→ Task prompt
Starting at the first line of the data, print each line verbatim up to and including the line bearing "var xMinor = [2, 6, 10, 14, 18, 22];", omitting pictures.

→ Material provided
━━━━━━

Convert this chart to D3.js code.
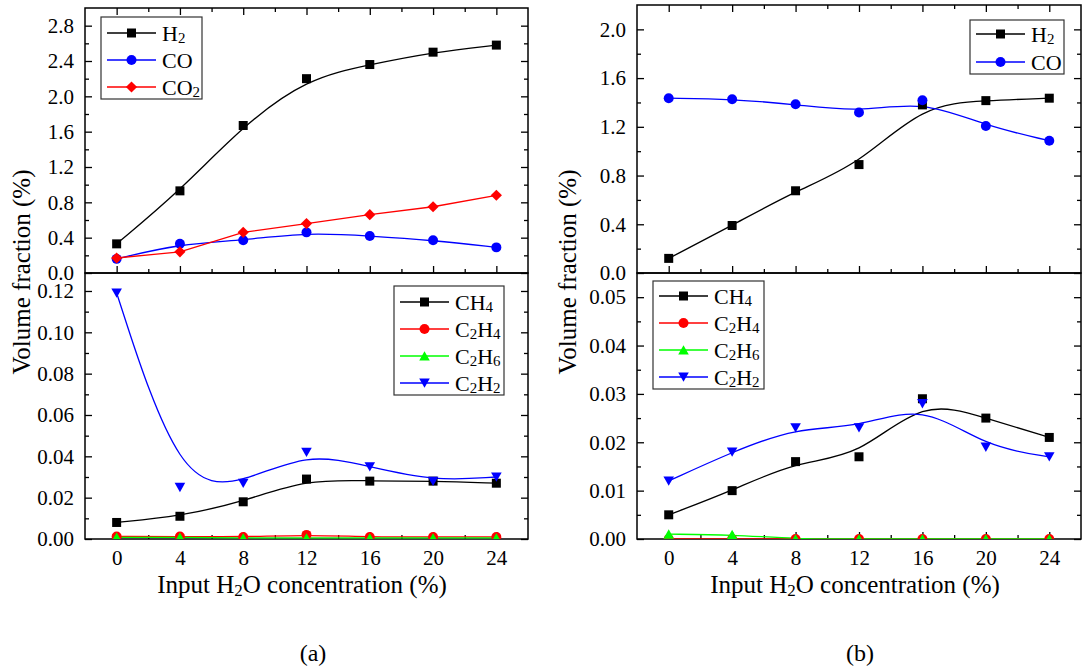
<!DOCTYPE html>
<html>
<head>
<meta charset="utf-8">
<script src="https://cdn.jsdelivr.net/npm/d3@7"></script>
<style>
body { margin: 0; background: #fff; }
text { font-family: "Liberation Serif", "Times New Roman", serif; fill: #000; }
</style>
</head>
<body>
<div id="chart"></div>
<script>
// input H2O concentration (%)
var xValues = [0, 4, 8, 12, 16, 20, 24];
var xMajor = [0, 4, 8, 12, 16, 20, 24];
var xMinor = [2, 6, 10, 14, 18, 22];

// (a) upper: H2, CO, CO2
var aH2 = [0.33, 0.93, 1.67, 2.20, 2.36, 2.50, 2.58];
var aCO = [0.16, 0.33, 0.37, 0.46, 0.42, 0.37, 0.29];
var aCO2 = [0.17, 0.24, 0.46, 0.56, 0.66, 0.75, 0.88];
// (a) lower: hydrocarbons
var aCH4 = [0.008, 0.011, 0.018, 0.029, 0.028, 0.028, 0.027];
var aC2H4 = [0.0012, 0.0012, 0.001, 0.002, 0.001, 0.001, 0.001];
var aC2H6 = [0.0008, 0.0008, 0.0005, 0.0005, 0.0005, 0.0005, 0.0005];
var aC2H2 = [0.119, 0.025, 0.027, 0.042, 0.035, 0.028, 0.030];

// (b) upper: H2, CO
var bH2 = [0.12, 0.39, 0.675, 0.89, 1.38, 1.415, 1.435];
var bCO = [1.435, 1.427, 1.385, 1.317, 1.418, 1.207, 1.086];
// (b) lower
var bCH4 = [0.005, 0.010, 0.016, 0.017, 0.029, 0.025, 0.021];
var bC2H4 = [0, 0, 0, 0, 0, 0, 0];
var bC2H6 = [0.001, 0.0009, 0, 0, 0, 0, 0];
var bC2H2 = [0.012, 0.018, 0.023, 0.023, 0.028, 0.019, 0.017];

// y ticks
var aTopMajor = [0, 0.4, 0.8, 1.2, 1.6, 2.0, 2.4, 2.8];
var aTopMinor = [0.2, 0.6, 1.0, 1.4, 1.8, 2.2, 2.6];
var aBotMajor = [0, 0.02, 0.04, 0.06, 0.08, 0.10, 0.12];
var aBotMinor = [0.01, 0.03, 0.05, 0.07, 0.09, 0.11];
var bTopMajor = [0, 0.4, 0.8, 1.2, 1.6, 2.0];
var bTopMinor = [0.2, 0.6, 1.0, 1.4, 1.8];
var bBotMajor = [0, 0.01, 0.02, 0.03, 0.04, 0.05];
var bBotMinor = [0.005, 0.015, 0.025, 0.035, 0.045];

var BLUE = "#0000ff", RED = "#ff0000", GREEN = "#00ff00", BLACK = "#000000";

var svg = d3.select("#chart").append("svg")
    .attr("width", 1082).attr("height", 670)
    .style("background", "#fff");

// marker shapes
function shapePath(shape) {
    if (shape == "square") return "M-4.5,-4.5h9v9h-9Z";
    if (shape == "circle") return d3.symbol(d3.symbolCircle, 78)();
    if (shape == "diamond") return "M0,-5.6L5.6,0L0,5.6L-5.6,0Z";
    if (shape == "up") return "M0,-4.8L5.3,4.5L-5.3,4.5Z";
    if (shape == "down") return "M0,4.8L5.3,-4.5L-5.3,-4.5Z";
}

// text with digits as subscripts (H2, C2H4, H2O ...)
function chemText(sel, str) {
    var parts = str.match(/\d+|\D+/g);
    var down = false;
    parts.forEach(function (p) {
        var isSub = /\d/.test(p);
        var t = sel.append("tspan").text(p);
        if (isSub) {
            t.attr("font-size", "0.68em").attr("dy", "0.2em");
            down = true;
        } else if (down) {
            t.attr("dy", "-0.136em");
            down = false;
        }
    });
}

function styleAxis(g) {
    g.select(".domain").remove();
    g.selectAll("line").attr("stroke", "#000").attr("stroke-width", 1.3);
    g.attr("font-family", null).attr("font-size", null);
    g.selectAll("text").attr("font-size", 21).attr("fill", "#000");
}

function drawPanel(p) {
    var x = p.x, y = p.y;
    var left = x.range()[0], right = x.range()[1];
    var bot = y.range()[0], top = y.range()[1];
    var g = svg.append("g");

    var clipId = "clip" + p.id;
    svg.append("clipPath").attr("id", clipId)
        .append("rect").attr("x", left).attr("y", top)
        .attr("width", right - left).attr("height", bot - top);

    // left axis
    g.append("g").attr("transform", "translate(" + left + ",0)")
        .call(d3.axisLeft(y).tickValues(p.yMajor).tickSize(-7).tickPadding(11).tickFormat(d3.format(p.fmt)))
        .call(styleAxis);
    g.append("g").attr("transform", "translate(" + left + ",0)")
        .call(d3.axisLeft(y).tickValues(p.yMinor).tickSize(-4).tickFormat(""))
        .call(styleAxis);
    // right axis
    g.append("g").attr("transform", "translate(" + right + ",0)")
        .call(d3.axisRight(y).tickValues(p.yMajor).tickSize(-7).tickFormat(""))
        .call(styleAxis);
    g.append("g").attr("transform", "translate(" + right + ",0)")
        .call(d3.axisRight(y).tickValues(p.yMinor).tickSize(-4).tickFormat(""))
        .call(styleAxis);

    if (p.upper) {
        // top edge and shared edge: inward ticks
        g.append("g").attr("transform", "translate(0," + top + ")")
            .call(d3.axisTop(x).tickValues(xMajor).tickSize(-7).tickFormat(""))
            .call(styleAxis);
        g.append("g").attr("transform", "translate(0," + top + ")")
            .call(d3.axisTop(x).tickValues(xMinor).tickSize(-4).tickFormat(""))
            .call(styleAxis);
        g.append("g").attr("transform", "translate(0," + bot + ")")
            .call(d3.axisBottom(x).tickValues(xMajor).tickSize(-7).tickFormat(""))
            .call(styleAxis);
        g.append("g").attr("transform", "translate(0," + bot + ")")
            .call(d3.axisBottom(x).tickValues(xMinor).tickSize(-4).tickFormat(""))
            .call(styleAxis);
    } else {
        g.append("g").attr("transform", "translate(0," + bot + ")")
            .call(d3.axisBottom(x).tickValues(xMajor).tickSize(-7).tickPadding(11).tickFormat(d3.format("d")))
            .call(styleAxis);
        g.append("g").attr("transform", "translate(0," + bot + ")")
            .call(d3.axisBottom(x).tickValues(xMinor).tickSize(-4).tickFormat(""))
            .call(styleAxis);
    }

    // frame
    g.append("rect").attr("x", left).attr("y", top)
        .attr("width", right - left).attr("height", bot - top)
        .attr("fill", "none").attr("stroke", "#000").attr("stroke-width", 1.5);

    var plot = svg.append("g").attr("clip-path", "url(#" + clipId + ")");
    p.series.forEach(function (s) {
        var line = d3.line()
            .x(function (d, i) { return x(xValues[i]); })
            .y(function (d) { return y(d); })
            .curve(s.smooth ? d3.curveBasis : d3.curveLinear);
        plot.append("path").datum(s.values)
            .attr("d", line)
            .attr("fill", "none").attr("stroke", s.color).attr("stroke-width", 1.3);
    });
    p.series.forEach(function (s) {
        plot.selectAll(null).data(s.values).enter().append("path")
            .attr("d", shapePath(s.shape))
            .attr("transform", function (d, i) { return "translate(" + x(xValues[i]) + "," + y(d) + ")"; })
            .attr("fill", s.color);
    });

    // legend
    var L = p.legend;
    var lg = svg.append("g");
    lg.append("rect").attr("x", L.x).attr("y", L.y).attr("width", L.w).attr("height", L.h)
        .attr("fill", "#fff").attr("stroke", "#333").attr("stroke-width", 1.2);
    p.series.forEach(function (s, i) {
        var cy = L.y + L.first + i * L.step;
        lg.append("line").attr("x1", L.x + 6).attr("x2", L.x + 55)
            .attr("y1", cy).attr("y2", cy)
            .attr("stroke", s.color).attr("stroke-width", 1.3);
        lg.append("path").attr("d", shapePath(s.shape))
            .attr("transform", "translate(" + (L.x + 30.5) + "," + cy + ")")
            .attr("fill", s.color);
        var t = lg.append("text").attr("x", L.x + 61).attr("y", cy + 7.5)
            .attr("font-size", 22);
        chemText(t, s.label);
    });
}

var xa = d3.scaleLinear().domain([-2, 26]).range([85, 528]);
var xb = d3.scaleLinear().domain([-2, 26]).range([637, 1081]);

drawPanel({
    id: "a1", upper: true, x: xa,
    y: d3.scaleLinear().domain([0, 3.0]).range([273, 8]),
    yMajor: aTopMajor, yMinor: aTopMinor, fmt: ".1f",
    series: [
        { label: "H2", values: aH2, color: BLACK, shape: "square", smooth: true },
        { label: "CO", values: aCO, color: BLUE, shape: "circle", smooth: true },
        { label: "CO2", values: aCO2, color: RED, shape: "diamond", smooth: false }
    ],
    legend: { x: 101, y: 17, w: 101, h: 82, first: 16, step: 27 }
});

drawPanel({
    id: "a2", upper: false, x: xa,
    y: d3.scaleLinear().domain([0, 0.1287]).range([539, 273]),
    yMajor: aBotMajor, yMinor: aBotMinor, fmt: ".2f",
    series: [
        { label: "CH4", values: aCH4, color: BLACK, shape: "square", smooth: true },
        { label: "C2H4", values: aC2H4, color: RED, shape: "circle", smooth: true },
        { label: "C2H6", values: aC2H6, color: GREEN, shape: "up", smooth: true },
        { label: "C2H2", values: aC2H2, color: BLUE, shape: "down", smooth: true }
    ],
    legend: { x: 394, y: 286, w: 110, h: 109, first: 16, step: 27 }
});

drawPanel({
    id: "b1", upper: true, x: xb,
    y: d3.scaleLinear().domain([0, 2.2]).range([273, 5]),
    yMajor: bTopMajor, yMinor: bTopMinor, fmt: ".1f",
    series: [
        { label: "H2", values: bH2, color: BLACK, shape: "square", smooth: true },
        { label: "CO", values: bCO, color: BLUE, shape: "circle", smooth: true }
    ],
    legend: { x: 970, y: 20, w: 94, h: 54, first: 14, step: 28 }
});

drawPanel({
    id: "b2", upper: false, x: xb,
    y: d3.scaleLinear().domain([0, 0.055]).range([539, 273]),
    yMajor: bBotMajor, yMinor: bBotMinor, fmt: ".2f",
    series: [
        { label: "CH4", values: bCH4, color: BLACK, shape: "square", smooth: true },
        { label: "C2H4", values: bC2H4, color: RED, shape: "circle", smooth: true },
        { label: "C2H6", values: bC2H6, color: GREEN, shape: "up", smooth: true },
        { label: "C2H2", values: bC2H2, color: BLUE, shape: "down", smooth: true }
    ],
    legend: { x: 653, y: 281, w: 111, h: 108, first: 15, step: 27 }
});

// axis titles
[[21, 272], [567, 272]].forEach(function (pos) {
    svg.append("text")
        .attr("transform", "translate(" + pos[0] + "," + pos[1] + ") rotate(-90)")
        .attr("text-anchor", "middle").attr("dy", "0.35em")
        .attr("font-size", 25)
        .text("Volume fraction (%)");
});
[302, 855].forEach(function (cx) {
    var t = svg.append("text").attr("x", cx).attr("y", 593)
        .attr("text-anchor", "middle").attr("font-size", 25);
    chemText(t, "Input H2O concentration (%)");
});

svg.append("text").attr("x", 313).attr("y", 661).attr("text-anchor", "middle")
    .attr("font-size", 24).text("(a)");
svg.append("text").attr("x", 860).attr("y", 661).attr("text-anchor", "middle")
    .attr("font-size", 24).text("(b)");
</script>
</body>
</html>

━━━━━━

→ Solution to this exercise
Convert this chart to D3.js code.
<!DOCTYPE html>
<html>
<head>
<meta charset="utf-8">
<script src="https://cdn.jsdelivr.net/npm/d3@7"></script>
<style>
body { margin: 0; background: #fff; }
text { font-family: "Liberation Serif", "Times New Roman", serif; fill: #000; }
</style>
</head>
<body>
<div id="chart"></div>
<script>
// input H2O concentration (%)
var xValues = [0, 4, 8, 12, 16, 20, 24];
var xMajor = [0, 4, 8, 12, 16, 20, 24];
var xMinor = [2, 6, 10, 14, 18, 22];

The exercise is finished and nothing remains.